» GIVEN PROBLEM
Print exactly the lines below between the line containing "Reproduce this chart" and the line containing "const BOX_HALF = 1 / 6;", counting both of those lines. Leave pictures out.

» Source code of charts
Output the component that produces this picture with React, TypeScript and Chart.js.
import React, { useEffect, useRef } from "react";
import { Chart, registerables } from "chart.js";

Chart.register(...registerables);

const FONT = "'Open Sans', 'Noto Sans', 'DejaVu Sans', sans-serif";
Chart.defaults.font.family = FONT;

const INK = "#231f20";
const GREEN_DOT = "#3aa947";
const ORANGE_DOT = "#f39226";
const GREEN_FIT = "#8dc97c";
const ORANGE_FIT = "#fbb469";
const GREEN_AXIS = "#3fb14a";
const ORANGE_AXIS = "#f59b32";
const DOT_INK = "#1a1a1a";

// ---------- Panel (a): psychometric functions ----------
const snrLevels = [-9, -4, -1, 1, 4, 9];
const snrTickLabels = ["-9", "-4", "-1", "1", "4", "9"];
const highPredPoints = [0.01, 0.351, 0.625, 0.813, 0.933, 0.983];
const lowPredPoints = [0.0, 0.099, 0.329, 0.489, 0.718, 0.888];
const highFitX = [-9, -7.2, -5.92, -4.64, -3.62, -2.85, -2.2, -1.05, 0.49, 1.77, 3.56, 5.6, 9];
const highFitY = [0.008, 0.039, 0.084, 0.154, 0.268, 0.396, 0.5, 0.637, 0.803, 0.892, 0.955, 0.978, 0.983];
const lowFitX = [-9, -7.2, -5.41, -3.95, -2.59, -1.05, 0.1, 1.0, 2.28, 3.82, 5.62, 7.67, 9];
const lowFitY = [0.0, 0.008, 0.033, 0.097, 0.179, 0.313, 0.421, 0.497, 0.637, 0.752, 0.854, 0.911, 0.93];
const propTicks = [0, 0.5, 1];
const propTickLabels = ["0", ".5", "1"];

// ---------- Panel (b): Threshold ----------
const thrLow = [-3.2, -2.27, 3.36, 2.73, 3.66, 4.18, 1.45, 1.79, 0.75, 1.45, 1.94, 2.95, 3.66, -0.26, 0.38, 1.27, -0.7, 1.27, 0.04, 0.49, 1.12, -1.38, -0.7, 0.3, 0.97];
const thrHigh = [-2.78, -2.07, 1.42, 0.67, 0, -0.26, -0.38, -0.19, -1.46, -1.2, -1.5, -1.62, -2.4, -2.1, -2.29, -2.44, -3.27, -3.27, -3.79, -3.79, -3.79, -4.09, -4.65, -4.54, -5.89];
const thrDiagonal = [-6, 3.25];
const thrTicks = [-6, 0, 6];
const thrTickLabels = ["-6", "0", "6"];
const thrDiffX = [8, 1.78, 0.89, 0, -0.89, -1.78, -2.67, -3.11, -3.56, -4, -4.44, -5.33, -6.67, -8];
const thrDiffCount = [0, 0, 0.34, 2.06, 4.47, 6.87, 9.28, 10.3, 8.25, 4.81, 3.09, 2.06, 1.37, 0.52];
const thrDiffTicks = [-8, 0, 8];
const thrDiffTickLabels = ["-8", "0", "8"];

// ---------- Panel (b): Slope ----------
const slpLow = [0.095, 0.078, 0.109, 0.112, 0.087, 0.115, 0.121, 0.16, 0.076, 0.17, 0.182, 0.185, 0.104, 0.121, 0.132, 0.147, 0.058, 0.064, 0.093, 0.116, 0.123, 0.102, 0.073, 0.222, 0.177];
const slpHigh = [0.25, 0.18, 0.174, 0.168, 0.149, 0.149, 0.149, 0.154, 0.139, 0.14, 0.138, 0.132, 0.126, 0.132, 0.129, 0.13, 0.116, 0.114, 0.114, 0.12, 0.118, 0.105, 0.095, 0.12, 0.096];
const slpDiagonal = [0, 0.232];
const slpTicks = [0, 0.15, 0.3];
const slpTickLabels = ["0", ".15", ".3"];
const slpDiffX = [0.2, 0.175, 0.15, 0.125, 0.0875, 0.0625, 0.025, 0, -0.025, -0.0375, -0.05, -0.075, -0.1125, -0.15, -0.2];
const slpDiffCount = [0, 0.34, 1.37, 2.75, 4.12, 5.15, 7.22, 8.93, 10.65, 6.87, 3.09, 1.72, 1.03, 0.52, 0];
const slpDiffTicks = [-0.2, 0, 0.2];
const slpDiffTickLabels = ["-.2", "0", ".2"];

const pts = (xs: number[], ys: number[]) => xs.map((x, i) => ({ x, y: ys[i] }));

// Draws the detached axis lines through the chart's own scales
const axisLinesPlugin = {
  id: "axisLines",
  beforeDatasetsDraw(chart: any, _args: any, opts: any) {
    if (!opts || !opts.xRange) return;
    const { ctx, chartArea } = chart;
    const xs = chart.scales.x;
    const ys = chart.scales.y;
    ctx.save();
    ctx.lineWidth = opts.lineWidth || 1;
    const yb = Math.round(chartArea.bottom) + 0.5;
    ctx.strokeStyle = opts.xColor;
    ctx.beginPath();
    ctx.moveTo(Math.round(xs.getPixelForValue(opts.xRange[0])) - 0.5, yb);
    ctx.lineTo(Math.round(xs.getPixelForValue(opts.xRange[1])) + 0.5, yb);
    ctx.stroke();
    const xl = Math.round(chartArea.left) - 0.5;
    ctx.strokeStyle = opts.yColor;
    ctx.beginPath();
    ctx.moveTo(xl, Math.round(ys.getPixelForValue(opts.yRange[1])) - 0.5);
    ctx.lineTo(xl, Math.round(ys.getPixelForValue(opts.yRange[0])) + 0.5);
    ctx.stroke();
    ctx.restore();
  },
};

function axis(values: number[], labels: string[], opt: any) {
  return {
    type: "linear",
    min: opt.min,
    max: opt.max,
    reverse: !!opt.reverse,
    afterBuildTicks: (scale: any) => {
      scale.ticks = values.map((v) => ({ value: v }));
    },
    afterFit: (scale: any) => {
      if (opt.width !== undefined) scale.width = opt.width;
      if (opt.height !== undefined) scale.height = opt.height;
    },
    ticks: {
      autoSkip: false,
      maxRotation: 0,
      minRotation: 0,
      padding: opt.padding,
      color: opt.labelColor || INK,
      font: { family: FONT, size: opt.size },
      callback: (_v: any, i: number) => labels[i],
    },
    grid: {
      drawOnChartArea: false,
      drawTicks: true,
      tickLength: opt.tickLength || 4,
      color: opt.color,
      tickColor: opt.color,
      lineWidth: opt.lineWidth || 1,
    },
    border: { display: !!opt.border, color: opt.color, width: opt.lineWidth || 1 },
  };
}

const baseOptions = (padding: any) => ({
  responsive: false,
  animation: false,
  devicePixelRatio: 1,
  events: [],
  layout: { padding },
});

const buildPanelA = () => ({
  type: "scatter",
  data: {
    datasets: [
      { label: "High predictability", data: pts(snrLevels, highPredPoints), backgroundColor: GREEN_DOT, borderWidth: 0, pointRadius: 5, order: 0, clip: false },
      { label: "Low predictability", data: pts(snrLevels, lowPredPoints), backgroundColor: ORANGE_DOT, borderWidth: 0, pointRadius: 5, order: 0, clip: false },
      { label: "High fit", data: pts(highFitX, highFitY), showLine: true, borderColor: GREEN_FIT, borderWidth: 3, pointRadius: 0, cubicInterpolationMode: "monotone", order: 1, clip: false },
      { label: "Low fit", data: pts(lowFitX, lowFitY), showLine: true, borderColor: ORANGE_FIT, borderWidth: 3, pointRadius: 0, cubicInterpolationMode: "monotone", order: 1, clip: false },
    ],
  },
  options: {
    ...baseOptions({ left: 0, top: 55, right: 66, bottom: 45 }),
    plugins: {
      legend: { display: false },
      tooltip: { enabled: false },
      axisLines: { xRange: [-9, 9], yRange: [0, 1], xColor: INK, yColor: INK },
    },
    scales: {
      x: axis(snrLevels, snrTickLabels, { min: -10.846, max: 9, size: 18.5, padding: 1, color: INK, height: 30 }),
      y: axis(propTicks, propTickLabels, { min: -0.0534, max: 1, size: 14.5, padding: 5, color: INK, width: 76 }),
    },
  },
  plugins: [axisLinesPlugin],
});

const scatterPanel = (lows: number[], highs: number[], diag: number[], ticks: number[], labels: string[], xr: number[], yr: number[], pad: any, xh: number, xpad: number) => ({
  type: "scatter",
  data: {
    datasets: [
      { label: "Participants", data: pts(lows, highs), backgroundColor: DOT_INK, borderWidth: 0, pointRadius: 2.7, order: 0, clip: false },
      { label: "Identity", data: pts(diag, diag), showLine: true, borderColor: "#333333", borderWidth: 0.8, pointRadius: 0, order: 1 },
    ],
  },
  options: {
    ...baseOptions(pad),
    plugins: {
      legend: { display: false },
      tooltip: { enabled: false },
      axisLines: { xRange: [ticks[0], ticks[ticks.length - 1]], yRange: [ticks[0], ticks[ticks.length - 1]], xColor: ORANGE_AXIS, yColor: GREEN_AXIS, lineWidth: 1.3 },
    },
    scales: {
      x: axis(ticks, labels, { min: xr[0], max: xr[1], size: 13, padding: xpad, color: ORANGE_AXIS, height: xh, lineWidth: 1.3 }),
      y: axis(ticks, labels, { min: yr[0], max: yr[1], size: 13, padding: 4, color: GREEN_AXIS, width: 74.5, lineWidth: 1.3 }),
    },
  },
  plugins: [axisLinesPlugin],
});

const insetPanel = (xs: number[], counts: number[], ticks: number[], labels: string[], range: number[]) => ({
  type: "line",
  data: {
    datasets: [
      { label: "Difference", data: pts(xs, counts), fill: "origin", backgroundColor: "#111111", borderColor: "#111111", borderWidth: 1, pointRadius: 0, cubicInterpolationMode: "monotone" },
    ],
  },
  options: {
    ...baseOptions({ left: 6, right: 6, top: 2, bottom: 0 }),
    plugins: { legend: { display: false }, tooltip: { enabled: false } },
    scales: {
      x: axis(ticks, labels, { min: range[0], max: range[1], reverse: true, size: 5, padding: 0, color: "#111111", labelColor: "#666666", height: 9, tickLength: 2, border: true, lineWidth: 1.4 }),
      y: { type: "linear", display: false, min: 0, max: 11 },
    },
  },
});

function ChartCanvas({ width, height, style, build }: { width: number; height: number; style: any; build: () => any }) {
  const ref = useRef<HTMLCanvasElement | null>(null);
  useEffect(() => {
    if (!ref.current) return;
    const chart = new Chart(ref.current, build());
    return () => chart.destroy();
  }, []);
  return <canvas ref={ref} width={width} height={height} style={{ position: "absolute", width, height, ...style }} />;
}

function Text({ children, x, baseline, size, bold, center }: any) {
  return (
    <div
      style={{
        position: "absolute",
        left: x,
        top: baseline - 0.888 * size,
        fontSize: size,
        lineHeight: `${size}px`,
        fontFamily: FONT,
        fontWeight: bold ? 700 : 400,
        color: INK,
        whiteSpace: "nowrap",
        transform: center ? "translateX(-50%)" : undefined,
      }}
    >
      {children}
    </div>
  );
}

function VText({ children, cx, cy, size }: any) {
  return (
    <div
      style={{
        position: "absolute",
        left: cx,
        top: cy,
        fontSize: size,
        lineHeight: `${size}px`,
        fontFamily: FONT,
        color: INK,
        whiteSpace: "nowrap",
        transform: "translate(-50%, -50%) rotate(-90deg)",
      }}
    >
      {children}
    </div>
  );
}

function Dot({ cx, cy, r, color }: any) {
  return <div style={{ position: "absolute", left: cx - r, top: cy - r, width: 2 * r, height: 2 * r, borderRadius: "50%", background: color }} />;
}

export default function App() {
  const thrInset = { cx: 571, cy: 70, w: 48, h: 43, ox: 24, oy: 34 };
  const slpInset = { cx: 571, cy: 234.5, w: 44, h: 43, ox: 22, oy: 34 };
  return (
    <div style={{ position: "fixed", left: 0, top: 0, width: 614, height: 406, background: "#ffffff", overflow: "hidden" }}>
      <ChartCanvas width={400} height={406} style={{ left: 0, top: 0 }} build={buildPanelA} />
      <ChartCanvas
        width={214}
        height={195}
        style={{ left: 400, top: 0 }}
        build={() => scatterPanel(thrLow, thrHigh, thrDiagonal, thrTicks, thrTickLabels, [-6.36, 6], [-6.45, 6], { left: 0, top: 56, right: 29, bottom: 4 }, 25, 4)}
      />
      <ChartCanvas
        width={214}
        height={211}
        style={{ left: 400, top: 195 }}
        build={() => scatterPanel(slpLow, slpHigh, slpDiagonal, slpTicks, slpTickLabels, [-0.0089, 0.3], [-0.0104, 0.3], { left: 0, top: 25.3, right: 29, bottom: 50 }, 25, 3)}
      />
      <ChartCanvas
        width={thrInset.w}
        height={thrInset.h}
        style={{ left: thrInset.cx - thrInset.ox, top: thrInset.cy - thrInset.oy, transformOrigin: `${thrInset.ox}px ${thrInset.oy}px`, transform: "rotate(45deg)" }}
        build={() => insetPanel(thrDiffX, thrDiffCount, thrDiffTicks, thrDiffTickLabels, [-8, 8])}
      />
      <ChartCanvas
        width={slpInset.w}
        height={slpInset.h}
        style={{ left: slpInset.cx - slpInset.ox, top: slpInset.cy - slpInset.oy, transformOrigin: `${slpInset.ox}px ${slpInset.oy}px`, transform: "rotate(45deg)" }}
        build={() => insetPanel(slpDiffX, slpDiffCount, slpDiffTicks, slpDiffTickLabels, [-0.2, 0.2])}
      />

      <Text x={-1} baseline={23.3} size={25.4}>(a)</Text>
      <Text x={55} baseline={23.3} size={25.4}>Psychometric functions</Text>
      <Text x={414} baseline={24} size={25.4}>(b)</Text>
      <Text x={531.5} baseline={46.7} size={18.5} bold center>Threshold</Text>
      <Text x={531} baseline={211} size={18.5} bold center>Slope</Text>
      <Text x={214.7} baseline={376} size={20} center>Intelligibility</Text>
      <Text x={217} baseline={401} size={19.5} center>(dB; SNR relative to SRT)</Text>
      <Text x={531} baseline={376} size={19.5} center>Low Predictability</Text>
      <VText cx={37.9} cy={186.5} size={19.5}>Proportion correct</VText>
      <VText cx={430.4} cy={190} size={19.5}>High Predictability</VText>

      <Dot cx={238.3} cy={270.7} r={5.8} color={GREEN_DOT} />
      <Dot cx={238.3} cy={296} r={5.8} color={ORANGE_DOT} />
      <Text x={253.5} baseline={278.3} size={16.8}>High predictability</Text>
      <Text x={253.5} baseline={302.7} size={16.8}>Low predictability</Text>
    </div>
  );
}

--

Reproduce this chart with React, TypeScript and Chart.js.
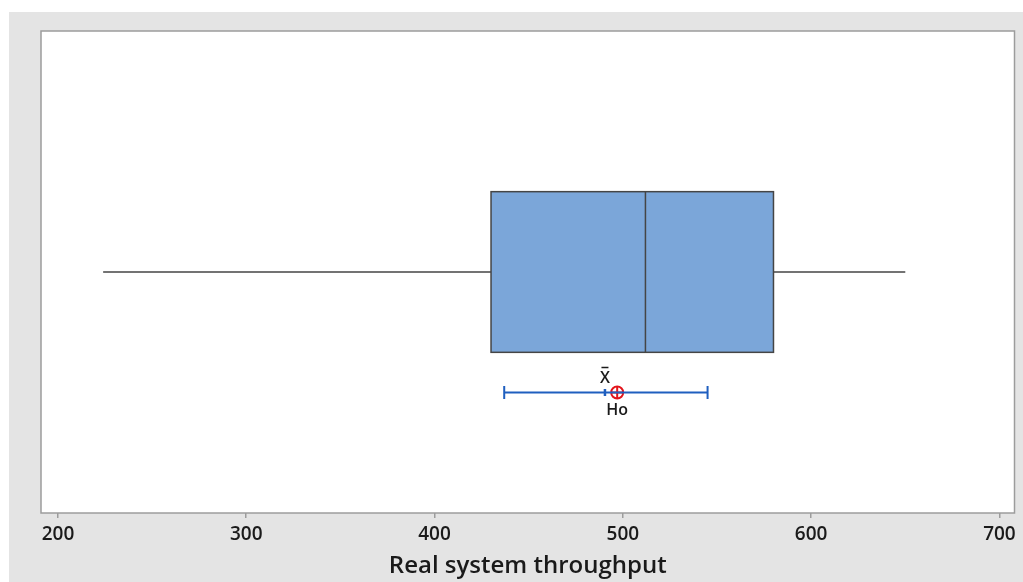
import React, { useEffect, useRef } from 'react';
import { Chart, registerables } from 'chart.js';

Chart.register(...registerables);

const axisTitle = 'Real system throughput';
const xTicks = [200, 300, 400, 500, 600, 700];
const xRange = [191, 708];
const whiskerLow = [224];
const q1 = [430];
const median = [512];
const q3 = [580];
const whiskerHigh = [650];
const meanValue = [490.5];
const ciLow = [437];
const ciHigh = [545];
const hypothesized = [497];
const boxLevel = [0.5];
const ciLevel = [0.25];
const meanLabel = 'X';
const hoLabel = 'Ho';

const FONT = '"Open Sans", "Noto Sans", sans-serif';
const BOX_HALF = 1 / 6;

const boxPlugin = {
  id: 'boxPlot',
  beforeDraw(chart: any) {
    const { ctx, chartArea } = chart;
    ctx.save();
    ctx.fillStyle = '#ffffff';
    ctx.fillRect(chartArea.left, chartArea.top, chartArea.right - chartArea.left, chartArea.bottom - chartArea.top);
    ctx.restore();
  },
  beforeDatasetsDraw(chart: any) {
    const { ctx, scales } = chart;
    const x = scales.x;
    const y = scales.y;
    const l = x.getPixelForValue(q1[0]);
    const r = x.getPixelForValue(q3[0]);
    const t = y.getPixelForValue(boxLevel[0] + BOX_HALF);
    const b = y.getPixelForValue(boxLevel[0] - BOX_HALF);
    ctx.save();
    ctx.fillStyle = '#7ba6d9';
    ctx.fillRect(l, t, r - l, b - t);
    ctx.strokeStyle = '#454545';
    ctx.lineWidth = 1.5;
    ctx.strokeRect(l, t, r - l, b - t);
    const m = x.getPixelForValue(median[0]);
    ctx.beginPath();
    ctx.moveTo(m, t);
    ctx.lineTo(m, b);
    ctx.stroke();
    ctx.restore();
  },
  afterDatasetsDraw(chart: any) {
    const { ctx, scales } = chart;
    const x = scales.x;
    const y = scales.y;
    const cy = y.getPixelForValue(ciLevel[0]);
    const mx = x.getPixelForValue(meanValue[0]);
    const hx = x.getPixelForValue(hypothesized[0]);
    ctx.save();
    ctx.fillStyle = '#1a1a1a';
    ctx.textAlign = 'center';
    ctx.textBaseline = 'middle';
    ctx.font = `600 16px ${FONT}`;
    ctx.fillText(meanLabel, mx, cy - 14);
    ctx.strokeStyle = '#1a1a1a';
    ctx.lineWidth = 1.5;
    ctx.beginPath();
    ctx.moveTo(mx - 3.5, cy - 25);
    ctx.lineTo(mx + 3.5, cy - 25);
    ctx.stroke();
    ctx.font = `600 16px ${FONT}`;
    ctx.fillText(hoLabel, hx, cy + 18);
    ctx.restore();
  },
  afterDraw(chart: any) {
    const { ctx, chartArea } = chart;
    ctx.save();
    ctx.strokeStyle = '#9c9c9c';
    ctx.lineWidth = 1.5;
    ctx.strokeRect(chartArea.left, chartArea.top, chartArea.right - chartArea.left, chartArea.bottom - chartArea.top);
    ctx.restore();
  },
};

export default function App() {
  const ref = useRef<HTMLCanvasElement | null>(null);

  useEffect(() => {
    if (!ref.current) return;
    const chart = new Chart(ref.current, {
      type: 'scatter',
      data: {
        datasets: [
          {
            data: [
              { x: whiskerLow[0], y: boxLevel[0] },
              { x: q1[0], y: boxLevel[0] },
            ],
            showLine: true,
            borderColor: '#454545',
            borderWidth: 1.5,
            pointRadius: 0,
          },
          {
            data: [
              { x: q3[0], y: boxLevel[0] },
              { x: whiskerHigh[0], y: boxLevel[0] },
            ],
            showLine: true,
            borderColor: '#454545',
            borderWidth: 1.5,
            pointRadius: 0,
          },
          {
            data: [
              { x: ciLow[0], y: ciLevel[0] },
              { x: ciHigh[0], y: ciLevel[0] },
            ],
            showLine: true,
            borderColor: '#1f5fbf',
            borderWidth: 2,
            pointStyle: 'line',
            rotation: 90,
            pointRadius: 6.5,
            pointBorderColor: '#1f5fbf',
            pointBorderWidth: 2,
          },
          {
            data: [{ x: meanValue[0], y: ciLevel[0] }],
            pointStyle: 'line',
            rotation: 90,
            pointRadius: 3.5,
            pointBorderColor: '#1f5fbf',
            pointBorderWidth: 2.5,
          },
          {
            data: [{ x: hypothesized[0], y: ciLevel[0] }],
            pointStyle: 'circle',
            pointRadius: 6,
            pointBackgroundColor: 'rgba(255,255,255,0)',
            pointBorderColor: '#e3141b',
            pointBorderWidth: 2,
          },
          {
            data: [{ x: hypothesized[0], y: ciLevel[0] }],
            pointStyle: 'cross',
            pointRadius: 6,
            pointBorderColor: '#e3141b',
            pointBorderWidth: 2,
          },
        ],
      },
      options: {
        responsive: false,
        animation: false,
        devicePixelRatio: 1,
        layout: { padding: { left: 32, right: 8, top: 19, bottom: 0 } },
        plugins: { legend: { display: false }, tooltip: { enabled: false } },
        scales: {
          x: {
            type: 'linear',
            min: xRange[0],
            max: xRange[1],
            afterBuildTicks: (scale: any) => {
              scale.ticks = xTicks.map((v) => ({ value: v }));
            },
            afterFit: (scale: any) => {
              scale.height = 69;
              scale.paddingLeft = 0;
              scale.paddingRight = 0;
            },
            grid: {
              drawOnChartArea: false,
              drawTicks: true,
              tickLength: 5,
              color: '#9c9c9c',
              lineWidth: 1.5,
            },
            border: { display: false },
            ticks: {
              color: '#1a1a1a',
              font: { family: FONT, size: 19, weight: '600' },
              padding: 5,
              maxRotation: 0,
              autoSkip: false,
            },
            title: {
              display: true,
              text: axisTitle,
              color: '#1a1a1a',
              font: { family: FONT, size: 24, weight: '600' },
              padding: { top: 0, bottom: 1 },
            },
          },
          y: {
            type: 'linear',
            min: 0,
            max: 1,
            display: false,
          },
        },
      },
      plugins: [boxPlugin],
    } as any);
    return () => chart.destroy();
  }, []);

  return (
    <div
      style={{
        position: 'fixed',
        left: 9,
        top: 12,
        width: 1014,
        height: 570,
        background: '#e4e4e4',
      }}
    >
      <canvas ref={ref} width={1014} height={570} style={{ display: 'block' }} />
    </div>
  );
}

---

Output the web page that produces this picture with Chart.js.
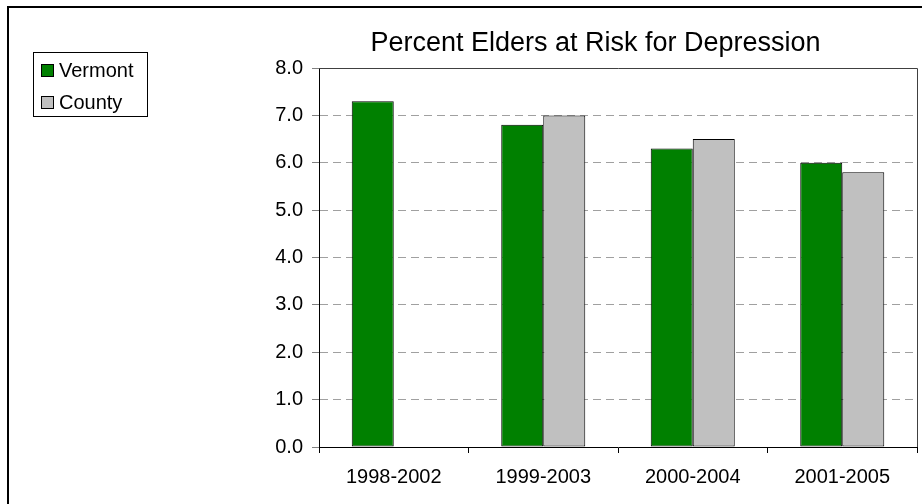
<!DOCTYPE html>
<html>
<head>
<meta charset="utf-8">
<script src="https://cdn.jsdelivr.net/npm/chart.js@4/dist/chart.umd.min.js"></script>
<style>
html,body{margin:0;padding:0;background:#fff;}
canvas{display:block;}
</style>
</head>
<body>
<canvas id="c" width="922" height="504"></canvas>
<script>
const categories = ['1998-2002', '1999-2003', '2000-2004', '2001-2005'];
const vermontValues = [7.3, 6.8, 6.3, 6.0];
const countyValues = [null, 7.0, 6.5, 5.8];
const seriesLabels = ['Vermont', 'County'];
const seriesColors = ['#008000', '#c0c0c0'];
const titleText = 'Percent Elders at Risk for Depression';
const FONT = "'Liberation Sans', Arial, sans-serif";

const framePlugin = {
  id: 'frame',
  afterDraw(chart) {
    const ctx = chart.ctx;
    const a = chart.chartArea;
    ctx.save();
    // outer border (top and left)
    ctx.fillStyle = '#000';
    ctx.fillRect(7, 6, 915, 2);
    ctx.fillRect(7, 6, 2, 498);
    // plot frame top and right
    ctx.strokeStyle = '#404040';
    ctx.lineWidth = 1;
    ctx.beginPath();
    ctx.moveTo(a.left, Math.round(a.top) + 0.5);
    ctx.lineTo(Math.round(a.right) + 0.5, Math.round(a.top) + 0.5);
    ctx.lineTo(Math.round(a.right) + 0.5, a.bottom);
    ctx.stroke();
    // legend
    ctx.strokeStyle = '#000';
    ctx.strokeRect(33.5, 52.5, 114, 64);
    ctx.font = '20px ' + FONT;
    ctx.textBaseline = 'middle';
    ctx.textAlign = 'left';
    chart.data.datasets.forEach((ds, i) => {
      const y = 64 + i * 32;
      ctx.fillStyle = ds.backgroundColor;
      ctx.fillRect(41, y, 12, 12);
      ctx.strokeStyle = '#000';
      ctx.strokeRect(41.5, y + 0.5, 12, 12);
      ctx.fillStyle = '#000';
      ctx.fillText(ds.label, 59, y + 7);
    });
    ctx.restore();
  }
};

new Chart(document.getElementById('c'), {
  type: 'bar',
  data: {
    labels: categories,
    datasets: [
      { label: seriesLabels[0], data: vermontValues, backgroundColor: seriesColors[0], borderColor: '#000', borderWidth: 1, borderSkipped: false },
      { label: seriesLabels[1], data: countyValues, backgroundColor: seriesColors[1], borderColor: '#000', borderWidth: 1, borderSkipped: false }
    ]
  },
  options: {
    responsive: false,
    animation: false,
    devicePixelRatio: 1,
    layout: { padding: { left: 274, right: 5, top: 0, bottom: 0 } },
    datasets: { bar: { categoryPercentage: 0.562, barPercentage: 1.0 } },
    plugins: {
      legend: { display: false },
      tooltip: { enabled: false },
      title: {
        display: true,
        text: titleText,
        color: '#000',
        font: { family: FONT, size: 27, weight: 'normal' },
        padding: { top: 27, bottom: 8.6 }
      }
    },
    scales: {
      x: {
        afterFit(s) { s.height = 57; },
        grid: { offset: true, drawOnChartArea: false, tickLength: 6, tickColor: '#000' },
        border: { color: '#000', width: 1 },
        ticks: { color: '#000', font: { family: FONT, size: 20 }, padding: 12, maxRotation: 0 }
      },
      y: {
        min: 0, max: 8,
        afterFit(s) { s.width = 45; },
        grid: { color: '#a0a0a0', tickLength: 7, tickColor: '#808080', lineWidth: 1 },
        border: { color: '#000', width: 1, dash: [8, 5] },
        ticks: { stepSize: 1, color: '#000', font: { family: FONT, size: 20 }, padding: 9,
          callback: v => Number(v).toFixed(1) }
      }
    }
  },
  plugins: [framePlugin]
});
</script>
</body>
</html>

» THE OUTPUT
Reproduce this chart with React, TypeScript and Chart.js.
import React, { useEffect, useRef } from 'react';
import { Chart, registerables } from 'chart.js';

Chart.register(...registerables);

const axisTitle = 'Real system throughput';
const xTicks = [200, 300, 400, 500, 600, 700];
const xRange = [191, 708];
const whiskerLow = [224];
const q1 = [430];
const median = [512];
const q3 = [580];
const whiskerHigh = [650];
const meanValue = [490.5];
const ciLow = [437];
const ciHigh = [545];
const hypothesized = [497];
const boxLevel = [0.5];
const ciLevel = [0.25];
const meanLabel = 'X';
const hoLabel = 'Ho';

const FONT = '"Open Sans", "Noto Sans", sans-serif';
const BOX_HALF = 1 / 6;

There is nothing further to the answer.